** begin Data shown **
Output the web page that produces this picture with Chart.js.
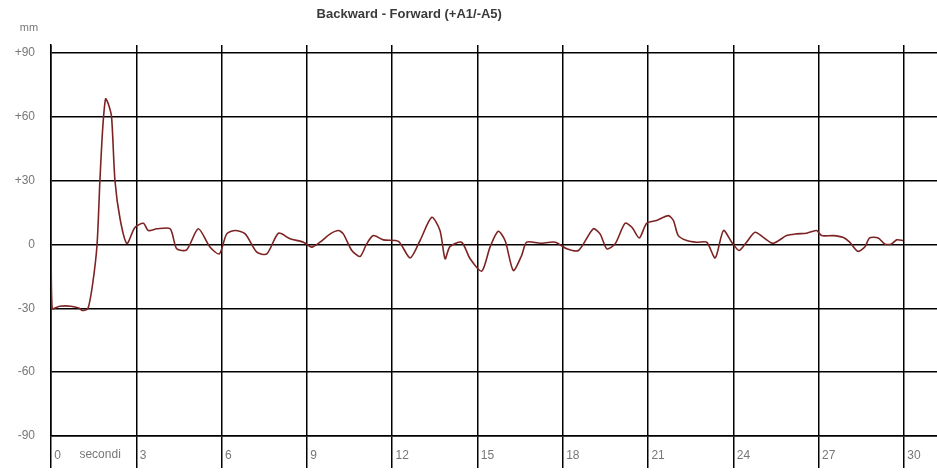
<!DOCTYPE html>
<html lang="en">
    <head>
        <meta charset="UTF-8"/>
        <script src="https://cdn.jsdelivr.net/npm/chart.js@4.4.0/dist/chart.umd.min.js"></script>
        <title>Backward - Forward (+A1/-A5)</title>
        <style>
            html, body { margin: 0; padding: 0; background: #fff; }
            #wrap { width: 937px; height: 474px; }
        </style>
    </head>
    <body>
        <div id="wrap"><canvas id="chart"></canvas></div>

        <script>
            const chartTitle = 'Backward - Forward (+A1/-A5)';
            const yUnit = 'mm';
            const xUnit = 'secondi';

            // time (s) and displacement (mm)
            const seconds = [0, 0.04, 0.3, 0.7, 1.0, 1.1, 1.3, 1.47, 1.62, 1.72, 1.82, 1.92, 2.02, 2.13, 2.25, 2.43, 2.67, 2.95, 3.25,
                3.42, 3.72, 4.19, 4.42, 4.77, 5.18, 5.59, 5.92, 6.18, 6.48, 6.83, 7.24, 7.59, 8.0, 8.41, 8.88, 9.17, 9.46,
                9.82, 10.11, 10.28, 10.58, 10.87, 11.1, 11.33, 11.69, 12.22, 12.63, 12.98, 13.39, 13.68, 13.86, 14.03, 14.44,
                14.74, 15.15, 15.44, 15.73, 15.97, 16.26, 16.55, 16.73, 17.2, 17.73, 18.14, 18.55, 19.07, 19.31, 19.55,
                19.84, 20.19, 20.43, 20.69, 20.95, 21.3, 21.71, 21.89, 22.06, 22.36, 22.71, 23.06, 23.36, 23.65, 23.94,
                24.2, 24.46, 24.76, 25.05, 25.4, 25.87, 26.22, 26.57, 26.92, 27.1, 27.5, 27.85, 28.09, 28.38, 28.62,
                28.79, 29.09, 29.32, 29.56, 29.74, 29.97];
            const mm = [0, -30, -29, -29, -30, -31, -30, -18, 0, 30, 55, 68.5, 66, 60, 30, 12, 0.5, 8, 10,
                6.6, 7.4, 7.4, -2, -2.5, 7.4, -1.2, -4.4, 5, 6.6, 5, -3.6, -4.4, 5.3, 2.7, 1.1, -1.2, 1.1,
                5, 6.6, 5, -2.8, -5.6, 0.3, 4.2, 2.2, 1.5, -6.3, 1.9, 12.8, 6.6, -6.7, -1, 1.1,
                -6.7, -12.5, -1.2, 6.2, 1.9, -12.2, -5.2, 1.1, 0.6, 1.1, -2, -2.8, 7.4, 5, -2,
                0.3, 10, 8.1, 3.1, 10, 11.3, 13.6, 11.3, 4.2, 1.9, 1.1, 1.1, -6.3, 6.6, 1.1,
                -2.8, 1.1, 5.8, 3.4, 0.6, 4.2, 5, 5.3, 6.6, 4.2, 4.2, 3.4, 1.1, -3.2, -1.2,
                3.1, 3.1, 0.3, 0.3, 2.2, 1.9];
            const yTicks = [90, 60, 30, 0, -30, -60, -90];

            const points = seconds.map((t, i) => ({x: t, y: mm[i]}));
            const font = {family: 'Liberation Sans, Arial, sans-serif', size: 12};

            const textPlugin = {
                id: 'texts',
                afterDraw(chart) {
                    const ctx = chart.ctx;
                    const xs = chart.scales.x;
                    ctx.save();
                    ctx.textBaseline = 'middle';
                    ctx.font = 'bold 13px Liberation Sans, Arial, sans-serif';
                    ctx.fillStyle = '#3a3a3a';
                    ctx.textAlign = 'center';
                    ctx.fillText(chartTitle, xs.getPixelForValue(12.6), 14);
                    ctx.font = '11px Liberation Sans, Arial, sans-serif';
                    ctx.fillStyle = '#777';
                    ctx.fillText(yUnit, 29, 28);
                    ctx.font = '12px Liberation Sans, Arial, sans-serif';
                    ctx.textAlign = 'left';
                    ctx.fillText(xUnit, xs.getPixelForValue(1.0), 455);
                    ctx.restore();
                }
            };

            new Chart(document.getElementById('chart'), {
                type: 'line',
                data: {
                    datasets: [{
                        data: points,
                        borderColor: 'rgb(125, 35, 35)',
                        borderWidth: 1.6,
                        pointRadius: 0,
                        tension: 0.25
                    }]
                },
                options: {
                    responsive: true,
                    maintainAspectRatio: false,
                    animation: false,
                    layout: {padding: {top: 45, right: 0, bottom: 0, left: 0}},
                    plugins: {legend: {display: false}, tooltip: {enabled: false}},
                    scales: {
                        x: {
                            type: 'linear',
                            min: 0,
                            max: 31.16,
                            afterFit: s => { s.height = 38; },
                            grid: {color: '#000', lineWidth: 1.5, tickLength: 32, tickColor: '#000'},
                            border: {color: '#000', width: 1.5},
                            ticks: {
                                stepSize: 3,
                                includeBounds: false,
                                align: 'start',
                                padding: -20,
                                maxRotation: 0,
                                color: '#777',
                                font: font,
                                callback: v => ' ' + v
                            }
                        },
                        y: {
                            min: -90,
                            max: 93.8,
                            afterFit: s => { s.width = 51; },
                            afterBuildTicks: s => { s.ticks = yTicks.map(v => ({value: v})); },
                            grid: {color: '#000', lineWidth: 1.5, drawTicks: false},
                            border: {color: '#000', width: 1.5},
                            ticks: {
                                padding: 16,
                                color: '#777',
                                font: font,
                                callback: v => (v > 0 ? '+' + v : '' + v)
                            }
                        }
                    }
                },
                plugins: [textPlugin]
            });
        </script>
    </body>
</html>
** end Data shown **
■ What to produce
Begin at the first line of the data above and repeat each line exactly, stopping after the line containing "const xUnit = 'secondi';". Omit the pictures.

■ Finished exercise
Output the web page that produces this picture with Chart.js.
<!DOCTYPE html>
<html lang="en">
    <head>
        <meta charset="UTF-8"/>
        <script src="https://cdn.jsdelivr.net/npm/chart.js@4.4.0/dist/chart.umd.min.js"></script>
        <title>Backward - Forward (+A1/-A5)</title>
        <style>
            html, body { margin: 0; padding: 0; background: #fff; }
            #wrap { width: 937px; height: 474px; }
        </style>
    </head>
    <body>
        <div id="wrap"><canvas id="chart"></canvas></div>

        <script>
            const chartTitle = 'Backward - Forward (+A1/-A5)';
            const yUnit = 'mm';
            const xUnit = 'secondi';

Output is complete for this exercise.